Eigentlich sollte die Entscheidung damit klar sein: im Bezug auf das formulierte Ziel der Ministerin muss der Nutri-Score eingeführt werden. Er ist klarer erkennbar, einfacher zu lesen und leistet gerade für die entsprechenden Zielgruppen eine enorme Hilfestellung hin zu einer gesunden Ernährung. Warum hier in Deutschland seit Jahren diskutiert wird, ein eigenes Kennzeichnungs-System entwickelt wird und auch noch jegliche Kennzeichnungen aufwendig verglichen werden müssen, ist mir absolut schleierhaft. Ein weiterer Pluspunkt des Nutri-Scores: dieses Modell ist in der EU schon weit verbreitet. In Frankreich und Belgien kommt er bereits zum Einsatz und Spanien, Portugal, Luxemburg und die Schweiz möchten ihn noch einführen. Einige Hersteller sowie Danone, Iglo und Bofrost benutzen auch hierzulande schon den Nutri-Score. Es wäre also schon sehr stark verwunderlich, wenn die EU-Kommission den Nutri-Score negativ bewerten würde, wenn es darum geht ein einheitliches europäisches Kennzeichnungs-System zu schaffen.

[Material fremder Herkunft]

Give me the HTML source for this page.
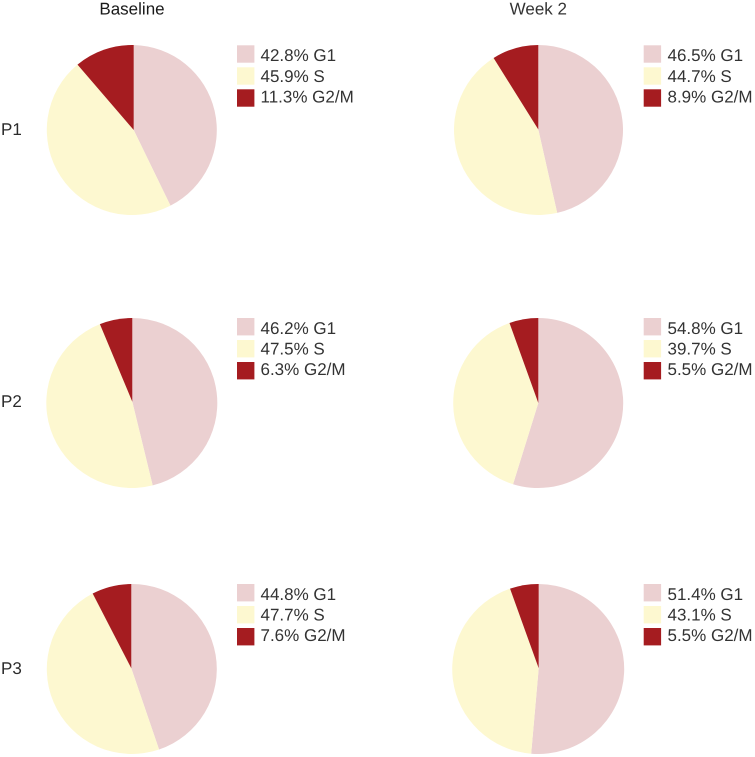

Gesunde Ernährung wäre endlich leicht
Was ich persönlich für wirklich angenehm am Nutri-Score empfinde ist, dass er wirklich kinderleicht zu lesen und zu erklären ist. Und damit meine ich wortwörtlich kinderleicht. Anstatt Kindern lang und breit erklären zu müssen warum sie denn jetzt keine Capri-Sonne trinken sollen, obwohl da doch so viele Früchte auf der Packung sind, kann man einfach sagen „Das ist rot gekennzeichnet und daher nicht gesund, such dir eine Kleinigkeit aus die grün, gelb oder orange ist“. Es könnten sich zudem neue, einfache Diät-Modelle entwickeln wie: einmal in der Woche darf man etwas aus Kategorie E einkaufen, der Großteil des Einkaufswagens muss aus Produkten der Kategorie A und B bestehen und 2-3 Mal pro Woche darf etwas aus der Kategorie C und D konsumiert werden. Das klingt doch viel einfacher als Punkte rechnen, Kalorien zählen oder auf Kohlenhydrate zu verzichten, oder nicht?